Pero si los guerrilleros no pudieron juzgar al Presidente, ahora lo pretende hacer el Tribunal Superior de Bogotá -para ser específicos, dos magistrados de la Sala Penal-, con desconocimiento flagrante de la legislación colombiana e internacional. Intentan remitir su caso a la Corte Penal Internacional (CPI), a pesar de que el Tratado de Roma, que le dio vida, dispone en su artículo 11 que dicha Corte no es competente para conocer de casos acaecidos con anterioridad a su creación.

Y así lo reitera la ley colombiana (la N° 742 de 2002), que incorporó la CPI a nuestro ordenamiento interno.

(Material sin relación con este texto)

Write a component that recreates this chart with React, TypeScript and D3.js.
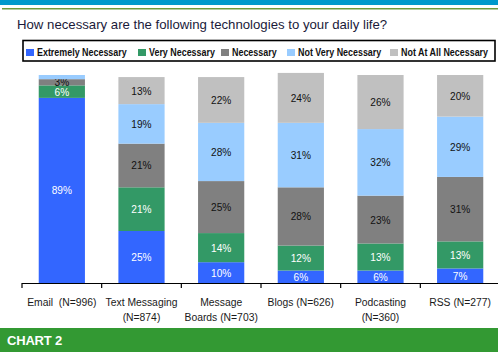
import React from "react";
import * as d3 from "d3";

const categories = ["Email  (N=996)", "Text Messaging\n(N=874)", "Message\nBoards (N=703)", "Blogs (N=626)", "Podcasting\n(N=360)", "RSS (N=277)"];
const seriesNames = ["Extremely Necessary", "Very Necessary", "Necessary", "Not Very Necessary", "Not At All Necessary"];
const extremely = [89, 25, 10, 6, 6, 7];
const very = [6, 21, 14, 12, 13, 13];
const necessary = [3, 21, 25, 28, 23, 31];
const notVery = [2, 19, 28, 31, 32, 29];
const notAtAll = [0, 13, 22, 24, 26, 20];
const colors = ["#3366FF", "#339966", "#808080", "#99CCFF", "#C0C0C0"];
const labelColors = ["#ffffff", "#ffffff", "#111111", "#111111", "#111111"];

const W = 498, H = 352;
const FONT = "Arial, 'Liberation Sans', sans-serif";

export default function App() {
  const series = [extremely, very, necessary, notVery, notAtAll];
  const rows = categories.map((c, i) => {
    const r: any = { cat: c };
    seriesNames.forEach((s, k) => (r[s] = series[k][i]));
    return r;
  });
  const stacked = d3.stack<any>().keys(seriesNames)(rows);

  const x = d3.scaleBand().domain(categories).range([22, 500]).paddingInner(0.42).paddingOuter(0.21);
  const xEdge = d3.scaleLinear().domain([0, categories.length]).range([22, 500]);
  const y = d3.scaleLinear().domain([0, 100]).range([283, 75]);

  const legendX = [26, 138, 221, 287, 390];

  return (
    <svg width={W} height={H} style={{ position: "absolute", left: 0, top: 0, background: "#fff" }} fontFamily={FONT}>
      <rect x={0} y={0} width={W} height={5} fill="#0099CC" />
      <rect x={2} y={8} width={W - 2} height={1.5} fill="#6E9A3C" />
      <text x={17} y={29} fontSize={13.2} fill="#1a1a3a">How necessary are the following technologies to your daily life?</text>

      <rect x={23} y={40.5} width={472} height={20.5} fill="none" stroke="#000" strokeWidth={1.6} />
      {seriesNames.map((s, k) => (
        <g key={s}>
          <rect x={legendX[k]} y={49} width={8} height={7} fill={colors[k]} />
          <text x={legendX[k] + 11} y={55.8} fontSize={10.5} fontWeight="bold" fill="#111" transform={`translate(${(legendX[k] + 11) * 0.15},0) scale(0.85,1)`}>{s}</text>
        </g>
      ))}

      {stacked.map((layer, k) => (
        <g key={layer.key}>
          {layer.map((d, i) => {
            const x0 = x(categories[i])!;
            const bw = x.bandwidth();
            const y0 = y(d[0]), y1 = y(d[1]);
            const v = d[1] - d[0];
            const cx = x0 + bw / 2;
            return (
              <g key={i}>
                {v > 0 && <rect x={x0} y={y1} width={bw} height={y0 - y1} fill={colors[k]} />}
                {v >= 3 && (
                  <text x={cx} y={(y0 + y1) / 2 + 4} textAnchor="middle" fontSize={11.5} fill={labelColors[k]} transform={`translate(${cx * 0.12},0) scale(0.88,1)`}>{v}%</text>
                )}
              </g>
            );
          })}
        </g>
      ))}

      <line x1={22} x2={W} y1={283.5} y2={283.5} stroke="#000" strokeWidth={1.2} />
      {d3.range(categories.length).map((i) => (
        <line key={i} x1={xEdge(i)} x2={xEdge(i)} y1={283} y2={288} stroke="#000" strokeWidth={1.2} />
      ))}
      {categories.map((c, i) => {
        const cx = x(c)! + x.bandwidth() / 2;
        return (
          <text key={c} textAnchor="middle" fontSize={11.5} fill="#1a1a1a" transform={`translate(${cx * 0.1},0) scale(0.9,1)`}>
            {c.split("\n").map((line, j) => (
              <tspan key={j} x={cx} y={306 + j * 15} xmlSpace="preserve">{line}</tspan>
            ))}
          </text>
        );
      })}

      <rect x={0} y={328} width={W} height={24} fill="#339933" />
      <text x={7} y={344.5} fontSize={13} fontWeight={900} fill="#fff" letterSpacing={-0.2}>CHART 2</text>
    </svg>
  );
}
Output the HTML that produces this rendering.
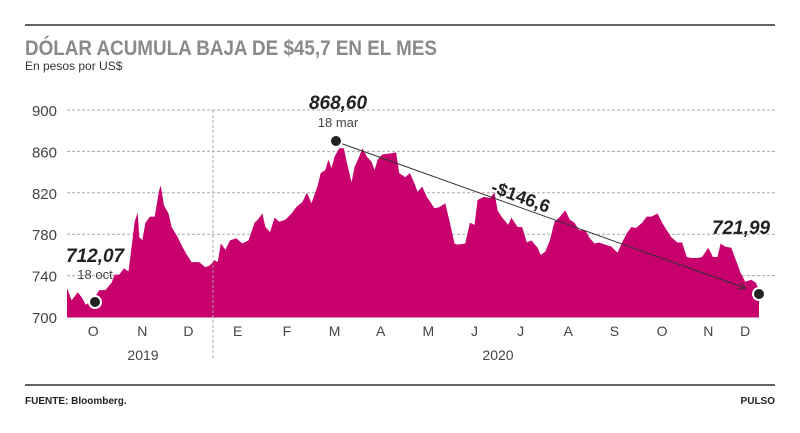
<!DOCTYPE html>
<html><head><meta charset="utf-8">
<style>
body{margin:0;background:#fff;width:800px;height:428px;overflow:hidden;font-family:"Liberation Sans",sans-serif;}
</style></head>
<body>
<svg width="800" height="428" viewBox="0 0 800 428">
<line x1="25" y1="25" x2="775" y2="25" stroke="#333" stroke-width="1.5"/>
<text x="25" y="55" font-size="21" font-weight="bold" fill="#8a8a8a" textLength="412" lengthAdjust="spacingAndGlyphs">DÓLAR ACUMULA BAJA DE $45,7 EN EL MES</text>
<text x="25" y="70" font-size="12" fill="#333">En pesos por US$</text>
<g id="grid"></g>
<g id="area"></g>
<line x1="213" y1="110" x2="213" y2="358" stroke="#aaa" stroke-dasharray="3,2"/>
<g id="axis"></g>
<g id="annot"></g>
<line x1="25" y1="385" x2="775" y2="385" stroke="#333" stroke-width="1.5"/>
<text x="25" y="404" font-size="10" font-weight="bold" fill="#222">FUENTE: Bloomberg.</text>
<text x="775" y="404" font-size="10" font-weight="bold" fill="#222" text-anchor="end">PULSO</text>
</svg>
<script>
const days=[0,3,7,10,12,15,18,21,25,29,31,34,37,40,42,44,46,47,49,51,54,57,60,61,63,66,68,72,75,78,81,86,90,93,96,98,100,103,106,110,114,118,122,124,127,129,132,135,138,142,146,149,153,156,159,163,165,168,170,172,174,177,180,182,185,187,190,192,195,198,200,202,205,210,214,216,220,223,226,228,231,234,239,242,246,249,252,254,259,262,265,267,271,275,278,280,283,287,289,293,296,299,302,306,308,311,314,317,320,324,327,330,333,337,340,343,346,350,354,358,361,364,367,370,374,377,380,384,387,390,393,397,400,403,406,410,413,417,420,423,425,428,432,435,438,441,445,448,450];
const values=[728,716,724,718,712,714,719,726,726,733,741,741,747,744,768,792,801,777,774,791,797,797,823,827,808,800,787,777,768,760,753,753,748,750,755,753,771,765,774,776,771,774,791,794,800,787,782,796,792,794,800,806,811,820,810,827,839,842,852,844,855,863,863,849,830,845,855,863,855,850,842,852,857,858,859,839,835,839,829,821,826,816,805,806,810,791,771,770,771,791,789,813,816,815,820,803,796,789,796,787,787,772,774,767,760,763,774,792,796,803,794,791,784,784,776,771,772,770,768,762,772,781,787,786,791,797,797,800,791,784,777,772,772,758,757,757,758,767,758,758,771,768,767,755,743,734,736,733,726];
const yTicks=[700,740,780,820,860,900];
const months=["O","N","D","E","F","M","A","M","J","J","A","S","O","N","D"];
const monthDays=[17,49,79,111,143,174,204,235,265,295,326,356,387,417,441];
const NS="http://www.w3.org/2000/svg";
const X=d=>67+d*(692/450);
const Y=v=>317-(v-700)*(207/200);
function mk(tag,attrs,parent,txt){const e=document.createElementNS(NS,tag);for(const k in attrs)e.setAttribute(k,attrs[k]);if(txt!==undefined)e.textContent=txt;document.getElementById(parent).appendChild(e);return e;}
yTicks.forEach(t=>{
  if(t>700){const l=mk('line',{x1:67,x2:775,y1:Y(t),y2:Y(t),stroke:'#aaa','stroke-dasharray':'3,2'},'grid');
  
  }
  const tx=mk('text',{x:57,y:Y(t)+6,'font-size':15,fill:'#444','text-anchor':'end'},'grid',t);
  
  
});
let d='M'+X(days[0])+','+Y(700);
days.forEach((dd,i)=>{d+='L'+X(dd).toFixed(1)+','+Y(values[i]).toFixed(1);});
d+='L'+X(days[days.length-1])+','+Y(700)+'Z';
const a=mk('path',{d:d,fill:'#c8006e'},'area');


const bl=mk('line',{x1:67,x2:759,y1:317,y2:317,stroke:'#c8006e'},'area');


months.forEach((m,i)=>{const t=mk('text',{x:X(monthDays[i]),y:336,'font-size':14,fill:'#444','text-anchor':'middle'},'axis',m);

});
const y1=mk('text',{x:143,y:360,'font-size':14,fill:'#444','text-anchor':'middle'},'axis','2019');


const y2=mk('text',{x:498,y:360,'font-size':14,fill:'#444','text-anchor':'middle'},'axis','2020');


const an=document.getElementById('annot');
an.innerHTML=`
<defs><marker id="ah" markerWidth="8" markerHeight="8" refX="7" refY="4" orient="auto"><path d="M0,0 L8,4 L0,8" fill="none" stroke="#333" stroke-width="1"/></marker></defs>
<line x1="340" y1="143" x2="745" y2="288" stroke="#333" stroke-width="1" marker-end="url(#ah)"/>
<circle cx="95" cy="302" r="6" fill="#222" stroke="#fff" stroke-width="2"/>
<circle cx="336" cy="141" r="6" fill="#222" stroke="#fff" stroke-width="2"/>
<circle cx="759" cy="294" r="6" fill="#222" stroke="#fff" stroke-width="2"/>
<text x="66" y="262" font-size="19" font-weight="bold" font-style="italic" fill="#222">712,07</text>
<text x="95" y="279" font-size="13" fill="#444" text-anchor="middle">18 oct</text>
<text x="338" y="109" font-size="19" font-weight="bold" font-style="italic" fill="#222" text-anchor="middle">868,60</text>
<text x="338" y="127" font-size="13" fill="#444" text-anchor="middle">18 mar</text>
<text x="712" y="234" font-size="19" font-weight="bold" font-style="italic" fill="#222">721,99</text>
<text transform="translate(490,192) rotate(20)" font-size="18" font-weight="bold" fill="#222">-$146,6</text>`;
</script>
</body></html>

Pero es que incluso, ni siquiera sería necesario este incontrovertible argumento procesal para calificar de exabrupto la orden de los dos magistrados del Tribunal Superior de Bogotá que firman el fallo.

La sentencia, además de esta orden que casi bordea el prevaricato, decide infligir una humillación a las Fuerzas Armadas, y reafirma una injusticia contra el Coronel (r) Alfonso Plazas Vega.

Trayendo a colación decisiones internacionales, el Tribunal de Bogotá se autoconcede poderes de "conciencia moral" -y no únicamente de operador jurídico, que es su papel- e impone obligaciones a las Fuerzas Armadas, sin sustento legal sino de mero arbitrio judicial, de "pedir perdón" en la Plaza de Bolívar, la misma donde derramaron su sangre los soldados y policías defendiendo las instituciones y la Constitución, que estos magistrados del Tribunal de Bogotá consideran exclusivamente suya.

Y ratifican, además, una sentencia injusta contra un oficial a quien le han aplicado selectivamente leyes posteriores y jurisprudencia "unipersonal", hecha a la medida de su caso y únicamente con el fin de imponer sobre sus hombros, a modo de venganza, un castigo que los magistrados consideran merecido para toda la Fuerza Pública.

No logró el M-19 arrodillar al Estado y sus instituciones en el Holocausto del 6 y 7 de noviembre de 1985. Hoy los ciudadanos de buena voluntad, los soldados, los policías, vemos con horror que ese oscuro objetivo se está logrando por otras vías. Adentro de la institucionalidad misma. Y argumentando con la Constitución que se ha jurado aplicar y defender. ¡Vaya contrasentido!